We can easily check the results of our submodel model against our full model. This gives us an opportunity to look at the output files. We can start with recharge as our variable of interest. The model NetCDF output can be read in using `xarray` where we can see all the relevant metadata quickly.

In [None]:
var = "recharge"
nhm_ds = xr.open_dataset(nhm_output_dir / f"{var}.nc")
sub_ds = xr.open_dataset(submodel_output_dir / f"{var}.nc")

In [None]:
display(nhm_ds)
display(sub_ds)

If you expand the metadata (the little folded page icon on the right side of the recharge line), you get a variable description, dimension, type, and units. 

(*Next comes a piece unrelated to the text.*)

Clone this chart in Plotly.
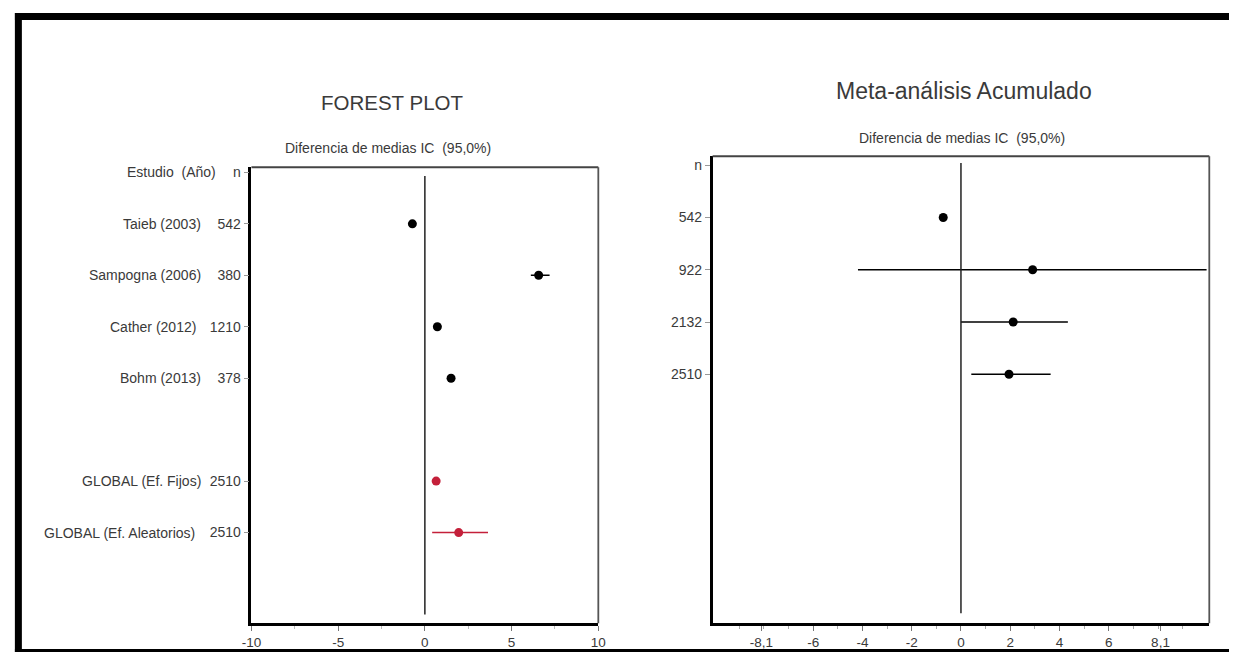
import plotly.graph_objects as go

W, H = 1237, 652
FONT = "Liberation Sans, Arial, sans-serif"
TXT = "#3a3a3a"
RED = "#c4203a"

# ---- Forest plot: rows (top to bottom) ----
row_names = ["Estudio\u00a0\u00a0(Año)", "Taieb (2003)", "Sampogna (2006)", "Cather (2012)",
             "Bohm (2013)", "GLOBAL (Ef. Fijos)", "GLOBAL (Ef. Aleatorios)"]
row_n = ["n", "542", "380", "1210", "378", "2510", "2510"]
row_pos = [0, 1, 2, 3, 4, 6, 7]

# individual studies: mean difference and 95% CI
study_pos = [1, 2, 3, 4]
study_md = [-0.72, 6.56, 0.72, 1.51]
study_lo = [-0.86, 6.11, 0.60, 1.38]
study_hi = [-0.58, 7.19, 0.84, 1.64]

# pooled estimates (fixed / random effects)
pooled_pos = [6, 7]
pooled_md = [0.65, 1.95]
pooled_lo = [0.55, 0.42]
pooled_hi = [0.75, 3.64]

# ---- Cumulative meta-analysis ----
cum_n = ["542", "922", "2132", "2510"]
cum_pos = [1, 2, 3, 4]
cum_md = [-0.72, 2.91, 2.12, 1.95]
cum_lo = [-0.86, -4.18, 0.0, 0.42]
cum_hi = [-0.58, 9.97, 4.34, 3.64]

left_xticks = [-10, -5, 0, 5, 10]
left_xticktext = ["-10", "-5", "0", "5", "10"]
left_xminor = [-7.5, -2.5, 2.5, 7.5]
right_xticks = [-8.1, -6, -4, -2, 0, 2, 4, 6, 8.1]
right_xticktext = ["-8,1", "-6", "-4", "-2", "0", "2", "4", "6", "8,1"]
right_xminor = list(range(-9, 10))


def px_x(p):
    return p / W


def px_y(p):
    return 1 - p / H


def ci_trace(pos, md, lo, hi, color, xa, ya, size=9):
    return go.Scatter(
        x=md, y=pos, mode="markers", xaxis=xa, yaxis=ya,
        marker=dict(color=color, size=size),
        error_x=dict(type="data", symmetric=False,
                     array=[h - m for h, m in zip(hi, md)],
                     arrayminus=[m - l for m, l in zip(md, lo)],
                     color=color, thickness=1.6, width=0),
        showlegend=False, hoverinfo="skip",
    )


fig = go.Figure()
fig.add_trace(ci_trace(study_pos, study_md, study_lo, study_hi, "black", "x", "y"))
fig.add_trace(ci_trace(pooled_pos, pooled_md, pooled_lo, pooled_hi, RED, "x", "y"))
fig.add_trace(ci_trace(cum_pos, cum_md, cum_lo, cum_hi, "black", "x2", "y2"))

ytickfont = dict(family=FONT, size=14, color=TXT)
xtickfont = dict(family=FONT, size=13.5, color=TXT)

fig.update_layout(
    width=W, height=H,
    margin=dict(l=0, r=0, t=0, b=0),
    paper_bgcolor="white", plot_bgcolor="white",
    font=dict(family=FONT, color=TXT),
    xaxis=dict(domain=[px_x(245), px_x(597)], range=[-10, 10], anchor="y",
               tickmode="array", tickvals=left_xticks, ticktext=left_xticktext,
               ticks="outside", ticklen=5,
               tickcolor="#777", tickfont=xtickfont, showgrid=False, zeroline=False,
               showline=True, linecolor="black", linewidth=2.5,
               minor=dict(tickmode="array", tickvals=left_xminor, ticks="outside",
                          ticklen=3, tickcolor="#bbb")),
    yaxis=dict(domain=[px_y(623), px_y(165)], range=[8.76, -0.1], anchor="x",
               tickmode="array", tickvals=row_pos, ticktext=row_n, ticks="outside",
               ticklen=5, tickcolor="#999", tickfont=ytickfont, showgrid=False,
               zeroline=False, showline=True, linecolor="black", linewidth=2.5),
    xaxis2=dict(domain=[px_x(713), px_x(1217)], range=[-10.08, 10.08], anchor="y2",
                tickmode="array", tickvals=right_xticks, ticktext=right_xticktext,
                ticks="outside", ticklen=5, tickcolor="#777", tickfont=xtickfont,
                showgrid=False, zeroline=False, showline=True, linecolor="black",
                linewidth=2.5,
                minor=dict(tickmode="array", tickvals=right_xminor, ticks="outside",
                           ticklen=3, tickcolor="#aaa")),
    yaxis2=dict(domain=[px_y(623), px_y(154)], range=[8.76, -0.17], anchor="x2",
                tickmode="array", tickvals=[0] + cum_pos, ticktext=["n"] + cum_n,
                ticks="outside", ticklen=5, tickcolor="#999", tickfont=ytickfont,
                showgrid=False, zeroline=False, showline=True, linecolor="black",
                linewidth=2.5),
)

shapes = []
# reference line of no effect
shapes.append(dict(type="line", xref="x", yref="y", x0=0, x1=0, y0=0.07, y1=8.59,
                   line=dict(color="#222", width=1.5)))
shapes.append(dict(type="line", xref="x2", yref="y2", x0=0, x1=0, y0=-0.04, y1=8.57,
                   line=dict(color="#222", width=1.5)))
# top and right edges of each panel
for (l, r, t, b) in [(245, 597, 165, 623), (713, 1217, 154, 623)]:
    shapes.append(dict(type="line", xref="paper", yref="paper",
                       x0=px_x(l), x1=px_x(r), y0=px_y(t), y1=px_y(t),
                       line=dict(color="#444", width=2)))
    shapes.append(dict(type="line", xref="paper", yref="paper",
                       x0=px_x(r), x1=px_x(r), y0=px_y(t), y1=px_y(b),
                       line=dict(color="#555", width=1.8)))
# outer frame (left, top, bottom), kept inside the page
frame = dict(color="black", width=7)
shapes.append(dict(type="line", xref="paper", yref="paper",
                   x0=px_x(8.5), x1=px_x(8.5), y0=px_y(10), y1=0, line=frame))
shapes.append(dict(type="line", xref="paper", yref="paper",
                   x0=px_x(5), x1=1, y0=px_y(13.5), y1=px_y(13.5), line=frame))
shapes.append(dict(type="line", xref="paper", yref="paper",
                   x0=px_x(5), x1=1, y0=px_y(650.5), y1=px_y(650.5),
                   line=dict(color="black", width=3)))
fig.update_layout(shapes=shapes)

annotations = []
# study names, right-aligned in their own column
name_right = [211, 196, 196, 191, 196, 196, 190]
for name, pos, xr in zip(row_names, row_pos, name_right):
    annotations.append(dict(text=name, xref="paper", yref="y", x=px_x(xr), y=pos,
                            xanchor="right", yanchor="middle", showarrow=False,
                            font=dict(family=FONT, size=14, color=TXT)))
# titles
annotations += [
    dict(text="FOREST PLOT", x=px_x(388), y=px_y(100), font=dict(size=20.5)),
    dict(text="Diferencia de medias IC\u00a0\u00a0(95,0%)", x=px_x(384), y=px_y(146),
         font=dict(size=14)),
    dict(text="Meta-análisis Acumulado", x=px_x(968), y=px_y(88), font=dict(size=23)),
    dict(text="Diferencia de medias IC\u00a0\u00a0(95,0%)", x=px_x(966), y=px_y(136),
         font=dict(size=14)),
]
for a in annotations[len(row_names):]:
    a.update(xref="paper", yref="paper", xanchor="center", yanchor="middle",
             showarrow=False)
    a["font"].update(family=FONT, color=TXT)
fig.update_layout(annotations=annotations)

fig.write_html("out.html")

Now compare all output variables common to both runs, asserting that the two runs gave equal output.

In [None]:
for var in submodel_variables:
    nhm_da = xr.open_dataset(nhm_output_dir / f"{var}.nc")[var]
    sub_da = xr.open_dataset(submodel_output_dir / f"{var}.nc")[var]
    xr.testing.assert_allclose(nhm_da, sub_da, rtol=1.0e-9, atol=1.0e-15)

### Zooming in, in pywatershed

For illustrative purposes, say you are interested some of the details of the groundwater representation in the above submodel. For a start, you can ask that class for its description. It returns a dictionary with the top-level keys: `class_name`, `inputs`, `mass_budget_terms`, `parameters`, and `variables`. For `inputs`, `parameters`, and `variables`, the corresponding value is a dictionary of metadata about the data in each of those categories. For `mass_budget_terms`, the data involved in the calculation of the budgets are summarized in terms of `inputs`, `outputs`, and `storage_changes`. It is easy to quickly get oriented to the model via this description. 

In [None]:
pprint(pws.PRMSGroundwater.description())

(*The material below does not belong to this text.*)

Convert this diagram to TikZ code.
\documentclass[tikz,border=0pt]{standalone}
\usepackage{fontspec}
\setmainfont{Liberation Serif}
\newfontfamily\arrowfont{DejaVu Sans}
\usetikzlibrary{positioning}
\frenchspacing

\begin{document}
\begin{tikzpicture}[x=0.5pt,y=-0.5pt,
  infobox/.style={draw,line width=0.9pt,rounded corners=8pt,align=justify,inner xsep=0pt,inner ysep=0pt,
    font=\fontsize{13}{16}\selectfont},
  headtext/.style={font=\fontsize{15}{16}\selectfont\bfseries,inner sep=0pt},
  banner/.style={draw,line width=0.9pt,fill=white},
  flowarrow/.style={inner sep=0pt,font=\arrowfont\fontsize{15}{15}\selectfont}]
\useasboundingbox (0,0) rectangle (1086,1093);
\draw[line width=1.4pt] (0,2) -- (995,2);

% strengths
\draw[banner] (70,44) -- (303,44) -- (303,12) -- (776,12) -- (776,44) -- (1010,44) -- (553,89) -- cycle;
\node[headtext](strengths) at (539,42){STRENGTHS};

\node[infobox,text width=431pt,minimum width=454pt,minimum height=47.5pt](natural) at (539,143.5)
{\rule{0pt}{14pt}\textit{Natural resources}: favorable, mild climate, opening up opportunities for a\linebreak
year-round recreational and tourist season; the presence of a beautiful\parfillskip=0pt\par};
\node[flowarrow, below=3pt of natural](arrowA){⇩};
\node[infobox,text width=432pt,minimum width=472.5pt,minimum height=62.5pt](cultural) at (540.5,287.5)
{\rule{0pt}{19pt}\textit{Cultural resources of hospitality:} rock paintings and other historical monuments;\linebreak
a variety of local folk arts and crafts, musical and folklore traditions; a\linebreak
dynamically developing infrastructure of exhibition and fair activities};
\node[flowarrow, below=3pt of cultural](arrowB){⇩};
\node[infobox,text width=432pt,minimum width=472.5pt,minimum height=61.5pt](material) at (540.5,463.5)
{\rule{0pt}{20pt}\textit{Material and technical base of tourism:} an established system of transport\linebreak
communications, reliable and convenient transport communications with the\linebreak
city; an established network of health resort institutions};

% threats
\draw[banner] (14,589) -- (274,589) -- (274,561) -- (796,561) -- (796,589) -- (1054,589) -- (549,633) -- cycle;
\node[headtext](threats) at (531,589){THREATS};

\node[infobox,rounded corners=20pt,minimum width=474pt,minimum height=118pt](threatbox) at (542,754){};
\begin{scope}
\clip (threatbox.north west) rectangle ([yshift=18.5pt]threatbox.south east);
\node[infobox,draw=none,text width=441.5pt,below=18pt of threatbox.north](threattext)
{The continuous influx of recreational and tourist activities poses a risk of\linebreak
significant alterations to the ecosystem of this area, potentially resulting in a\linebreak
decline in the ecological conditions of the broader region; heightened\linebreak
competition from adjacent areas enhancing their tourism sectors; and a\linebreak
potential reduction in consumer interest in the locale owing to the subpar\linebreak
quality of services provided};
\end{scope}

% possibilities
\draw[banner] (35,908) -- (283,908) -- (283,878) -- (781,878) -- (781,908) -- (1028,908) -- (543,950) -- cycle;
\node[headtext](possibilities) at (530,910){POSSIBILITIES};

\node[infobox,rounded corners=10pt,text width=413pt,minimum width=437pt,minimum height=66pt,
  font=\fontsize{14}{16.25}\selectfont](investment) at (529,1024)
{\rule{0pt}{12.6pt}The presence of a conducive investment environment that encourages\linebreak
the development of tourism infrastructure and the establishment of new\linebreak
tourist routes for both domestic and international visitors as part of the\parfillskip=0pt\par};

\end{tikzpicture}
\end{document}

Next, lets say we are interested in looking at certain variables in real time, as the model runs. We'll pull apart the time advance loop.

In [None]:
submodel_output_dir = pkg_root_dir / "model_runs/submodel"
params = pws.parameters.PrmsParameters.load(domain_dir / "myparam.param")
control = pws.Control.load(domain_dir / "control.test")
control.edit_n_time_steps(90)
control.config = control.config | {
    "input_dir": nhm_output_dir,
    "budget_type": "warn",
    "calc_method": "numba",
}
submodel = pws.Model(
    submodel_processes,
    control=control,
    parameters=params,
)

In [None]:
for tt in list(range(control.n_times))[0:3]:
    print("time step: ", tt)
    submodel.advance()
    print(
        "timestep start time: ", control.current_time
    )  # The daily timestep really means "at the end of the day"
    submodel.calculate()
    print(
        "mean gwres_stor: ",
        submodel.processes["PRMSGroundwater"].gwres_stor.mean(),
    )

Finally, if we want mass balance at the current timestep, we can just print a process's budget. The terms in blue in the ModelGraph are those that participate in the budget.

In [None]:
submodel.processes["PRMSGroundwater"].budget

## Conclusions

This notebook demonstrates the capabilities of `pywatershed` to flexibly model process representations in a way that is friendly to both users and developers. Its design is mean to accelerate interaction of conceptual components implemented in Python and beyond and to advance hdyrologic modeling for novel applications.   


## References
* Regan, R. S., Markstrom, S. L., Hay, L. E., Viger, R. J., Norton, P. A., Driscoll, J. M., & LaFontaine, J. H. (2018). Description of the national hydrologic model for use with the precipitation-runoff modeling system (prms) (No. 6-B9). US Geological Survey.
* Regan, R.S., Markstrom, S.L., LaFontaine, J.H., 2022, PRMS version 5.2.1: Precipitation-Runoff Modeling System (PRMS): U.S. Geological Survey Software Release, 02/10/2022.